What was lacking in all this condescension is what the critics so pride themselves in having -- namely, context. What did they expect in the first elections after 30 years of totalitarian rule that destroyed civil society and systematically annihilated any independent or indigenous leadership? The only communal or social ties remaining after Saddam Hussein were those of ethnicity and sect.
But in the intervening years, while the critics washed their hands of Iraq, it began developing the sinews of civil society: a vibrant free press, a plethora of parties, the habits of negotiation and coalition-building. Reflecting these new realities, Grand Ayatollah Ali Sistani this time purposely and publicly backed no party, strongly signaling a return -- contra Iran -- to the Iraqi tradition of secular governance.
The big strategic winner here is the United States. The big loser is Iran. The parties Tehran backed are in retreat. The prime minister who staked his career on a strategic cooperation agreement with the United States emerged victorious. Moreover, this realignment from enemy state to emerging democratic ally, unlike Egypt's flip from Soviet to U.S. ally in the 1970s, is not the work of a single autocrat (like Anwar Sadat), but a reflection of national opinion expressed in a democratic election.
This is not to say that these astonishing gains are irreversible. There loom three possible threats: (a) a coup from a rising and relatively clean military disgusted with the corruption of civilian politicians -- the familiar post-colonial pattern of the past half-century; (b) a strongman emerging from a democratic system (Maliki?) and then subverting it, following the Russian and Venezuelan models; or (c) the collapse of the current system because of a premature U.S. withdrawal that leads to a collapse of security.
Averting the first two is the job of Iraqis. Averting the third is the job of the U.S. Which is why President Obama's reaction to these remarkable elections, a perfunctory statement noting that they "should continue the process of Iraqis taking responsibility for their future," was shockingly detached and ungenerous.

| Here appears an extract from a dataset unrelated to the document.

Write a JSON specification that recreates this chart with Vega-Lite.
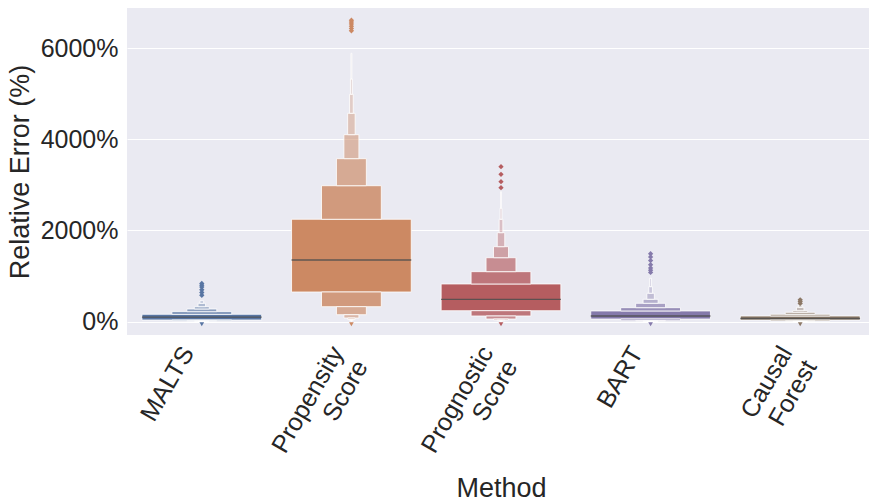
{
  "$schema": "https://vega.github.io/schema/vega-lite/v6.json",
  "width": 742,
  "height": 327,
  "autosize": {"type": "none"},
  "padding": {"left": 127, "top": 8, "right": 0, "bottom": 162},
  "background": "white",
  "config": {
    "view": {"fill": "#EAEAF2", "stroke": null},
    "font": "Liberation Sans",
    "axis": {
      "domain": false,
      "ticks": false,
      "labelFontSize": 25,
      "labelColor": "#262626",
      "titleFontSize": 27,
      "titleFontWeight": "normal",
      "titleColor": "#262626",
      "gridColor": "white",
      "gridWidth": 1
    }
  },
  "datasets": {
    "boxes": [
      {"method": "MALTS", "level": 1, "lo": 37, "hi": 162},
      {"method": "MALTS", "level": 2, "lo": 20, "hi": 37},
      {"method": "MALTS", "level": 2, "lo": 162, "hi": 219},
      {"method": "MALTS", "level": 3, "lo": 12, "hi": 20},
      {"method": "MALTS", "level": 3, "lo": 219, "hi": 278},
      {"method": "MALTS", "level": 4, "lo": 8, "hi": 12},
      {"method": "MALTS", "level": 4, "lo": 278, "hi": 329},
      {"method": "MALTS", "level": 5, "lo": 5, "hi": 8},
      {"method": "MALTS", "level": 5, "lo": 329, "hi": 403},
      {"method": "MALTS", "level": 6, "lo": 3, "hi": 5},
      {"method": "MALTS", "level": 6, "lo": 403, "hi": 460},
      {"method": "Propensity Score", "level": 1, "lo": 651, "hi": 2246},
      {"method": "Propensity Score", "level": 2, "lo": 329, "hi": 651},
      {"method": "Propensity Score", "level": 2, "lo": 2246, "hi": 2982},
      {"method": "Propensity Score", "level": 3, "lo": 153, "hi": 329},
      {"method": "Propensity Score", "level": 3, "lo": 2982, "hi": 3575},
      {"method": "Propensity Score", "level": 4, "lo": 81, "hi": 153},
      {"method": "Propensity Score", "level": 4, "lo": 3575, "hi": 4101},
      {"method": "Propensity Score", "level": 5, "lo": 48, "hi": 81},
      {"method": "Propensity Score", "level": 5, "lo": 4101, "hi": 4570},
      {"method": "Propensity Score", "level": 6, "lo": 26, "hi": 48},
      {"method": "Propensity Score", "level": 6, "lo": 4570, "hi": 4987},
      {"method": "Propensity Score", "level": 7, "lo": 15, "hi": 26},
      {"method": "Propensity Score", "level": 7, "lo": 4987, "hi": 5322},
      {"method": "Propensity Score", "level": 8, "lo": 8, "hi": 15},
      {"method": "Propensity Score", "level": 8, "lo": 5322, "hi": 5886},
      {"method": "Prognostic Score", "level": 1, "lo": 241, "hi": 827},
      {"method": "Prognostic Score", "level": 2, "lo": 125, "hi": 241},
      {"method": "Prognostic Score", "level": 2, "lo": 827, "hi": 1097},
      {"method": "Prognostic Score", "level": 3, "lo": 59, "hi": 125},
      {"method": "Prognostic Score", "level": 3, "lo": 1097, "hi": 1403},
      {"method": "Prognostic Score", "level": 4, "lo": 35, "hi": 59},
      {"method": "Prognostic Score", "level": 4, "lo": 1403, "hi": 1645},
      {"method": "Prognostic Score", "level": 5, "lo": 20, "hi": 35},
      {"method": "Prognostic Score", "level": 5, "lo": 1645, "hi": 1952},
      {"method": "Prognostic Score", "level": 6, "lo": 12, "hi": 20},
      {"method": "Prognostic Score", "level": 6, "lo": 1952, "hi": 2246},
      {"method": "Prognostic Score", "level": 7, "lo": 7, "hi": 12},
      {"method": "Prognostic Score", "level": 7, "lo": 2246, "hi": 2487},
      {"method": "Prognostic Score", "level": 8, "lo": 4, "hi": 7},
      {"method": "Prognostic Score", "level": 8, "lo": 2487, "hi": 2851},
      {"method": "BART", "level": 1, "lo": 59, "hi": 235},
      {"method": "BART", "level": 2, "lo": 22, "hi": 59},
      {"method": "BART", "level": 2, "lo": 235, "hi": 307},
      {"method": "BART", "level": 3, "lo": 12, "hi": 22},
      {"method": "BART", "level": 3, "lo": 307, "hi": 403},
      {"method": "BART", "level": 4, "lo": 7, "hi": 12},
      {"method": "BART", "level": 4, "lo": 403, "hi": 491},
      {"method": "BART", "level": 5, "lo": 4, "hi": 7},
      {"method": "BART", "level": 5, "lo": 491, "hi": 623},
      {"method": "BART", "level": 6, "lo": 2, "hi": 4},
      {"method": "BART", "level": 6, "lo": 623, "hi": 768},
      {"method": "BART", "level": 7, "lo": 1, "hi": 2},
      {"method": "BART", "level": 7, "lo": 768, "hi": 952},
      {"method": "Causal Forest", "level": 1, "lo": 37, "hi": 125},
      {"method": "Causal Forest", "level": 2, "lo": 15, "hi": 37},
      {"method": "Causal Forest", "level": 2, "lo": 125, "hi": 162},
      {"method": "Causal Forest", "level": 3, "lo": 8, "hi": 15},
      {"method": "Causal Forest", "level": 3, "lo": 162, "hi": 206},
      {"method": "Causal Forest", "level": 4, "lo": 5, "hi": 8},
      {"method": "Causal Forest", "level": 4, "lo": 206, "hi": 241},
      {"method": "Causal Forest", "level": 5, "lo": 3, "hi": 5},
      {"method": "Causal Forest", "level": 5, "lo": 241, "hi": 315},
      {"method": "Causal Forest", "level": 6, "lo": 2, "hi": 3},
      {"method": "Causal Forest", "level": 6, "lo": 315, "hi": 366}
    ],
    "medians": [
      {"method": "MALTS", "median": 100},
      {"method": "Propensity Score", "median": 1353},
      {"method": "Prognostic Score", "median": 491},
      {"method": "BART", "median": 125},
      {"method": "Causal Forest", "median": 70}
    ],
    "outliers": [
      {"method": "MALTS", "value": 580},
      {"method": "MALTS", "value": 640},
      {"method": "MALTS", "value": 700},
      {"method": "MALTS", "value": 760},
      {"method": "MALTS", "value": 800},
      {"method": "MALTS", "value": 840},
      {"method": "Propensity Score", "value": 6380},
      {"method": "Propensity Score", "value": 6430},
      {"method": "Propensity Score", "value": 6480},
      {"method": "Propensity Score", "value": 6530},
      {"method": "Propensity Score", "value": 6570},
      {"method": "Propensity Score", "value": 6610},
      {"method": "Prognostic Score", "value": 2939},
      {"method": "Prognostic Score", "value": 3070},
      {"method": "Prognostic Score", "value": 3232},
      {"method": "Prognostic Score", "value": 3399},
      {"method": "BART", "value": 1080},
      {"method": "BART", "value": 1130},
      {"method": "BART", "value": 1180},
      {"method": "BART", "value": 1250},
      {"method": "BART", "value": 1340},
      {"method": "BART", "value": 1420},
      {"method": "BART", "value": 1490},
      {"method": "Causal Forest", "value": 400},
      {"method": "Causal Forest", "value": 440},
      {"method": "Causal Forest", "value": 480}
    ],
    "lows": [
      {"method": "MALTS", "value": -55},
      {"method": "Propensity Score", "value": -55},
      {"method": "Prognostic Score", "value": -55},
      {"method": "BART", "value": -55},
      {"method": "Causal Forest", "value": -55}
    ]
  },
  "encoding": {
    "x": {
      "field": "method",
      "type": "nominal",
      "sort": ["MALTS", "Propensity Score", "Prognostic Score", "BART", "Causal Forest"],
      "scale": {"paddingInner": 0, "paddingOuter": 0, "range": [0, 748]},
      "title": "Method",
      "axis": {
        "labelAngle": -60,
        "labelAlign": "right",
        "labelBaseline": "middle",
        "labelPadding": 13,
        "labelOffset": -14,
        "labelLineHeight": 28,
        "labelExpr": "split(datum.label, ' ')",
        "titlePadding": 5,
        "grid": false
      }
    },
    "color": {
      "field": "method",
      "type": "nominal",
      "scale": {
        "domain": ["MALTS", "Propensity Score", "Prognostic Score", "BART", "Causal Forest"],
        "range": ["#5875A3", "#CC8963", "#B55D60", "#857AAB", "#8C7866"]
      },
      "legend": null
    }
  },
  "layer": [
    {
      "data": {"name": "boxes"},
      "mark": {"type": "bar", "stroke": "white", "strokeWidth": 0.8},
      "encoding": {
        "y": {
          "field": "lo",
          "type": "quantitative",
          "scale": {"domain": [-292, 6879], "nice": false, "zero": false},
          "title": "Relative Error (%)",
          "axis": {
            "values": [0, 2000, 4000, 6000],
            "labelExpr": "format(datum.value, 'd') + '%'",
            "labelPadding": 9,
            "titlePadding": 6
          }
        },
        "y2": {"field": "hi"},
        "size": {
          "field": "level",
          "type": "quantitative",
          "scale": {
            "type": "threshold",
            "domain": [1.5, 2.5, 3.5, 4.5, 5.5, 6.5, 7.5],
            "range": [119.7, 59.8, 29.9, 15, 7.5, 3.7, 1.9, 0.9]
          },
          "legend": null
        },
        "fillOpacity": {
          "field": "level",
          "type": "quantitative",
          "scale": {
            "type": "threshold",
            "domain": [1.5, 2.5, 3.5, 4.5, 5.5, 6.5, 7.5],
            "range": [1, 0.82, 0.66, 0.52, 0.4, 0.3, 0.2, 0.12]
          },
          "legend": null
        }
      }
    },
    {
      "data": {"name": "medians"},
      "mark": {"type": "tick", "size": 119.7, "thickness": 1.3, "color": "#4d4d4d", "opacity": 0.85},
      "encoding": {
        "y": {"field": "median", "type": "quantitative"},
        "color": {"value": "#4d4d4d"}
      }
    },
    {
      "data": {"name": "outliers"},
      "mark": {"type": "point", "shape": "diamond", "filled": true, "size": 28, "opacity": 1},
      "encoding": {
        "y": {"field": "value", "type": "quantitative"}
      }
    },
    {
      "data": {"name": "lows"},
      "mark": {"type": "point", "shape": "triangle-down", "filled": true, "size": 22, "opacity": 1},
      "encoding": {
        "y": {"field": "value", "type": "quantitative"}
      }
    }
  ]
}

When you become president of the United States you inherit its history, even the parts you would have done differently. Obama might argue that American sacrifices in Iraq were not worth what we achieved. But for the purposes of current and future policy, that is entirely moot. Despite Obama's opposition, America went on to create a small miracle in the heart of the Arab Middle East. President Obama is now the custodian of that miracle. It is his duty as leader of the nation that gave birth to this fledgling democracy to ensure that he does nothing to undermine it.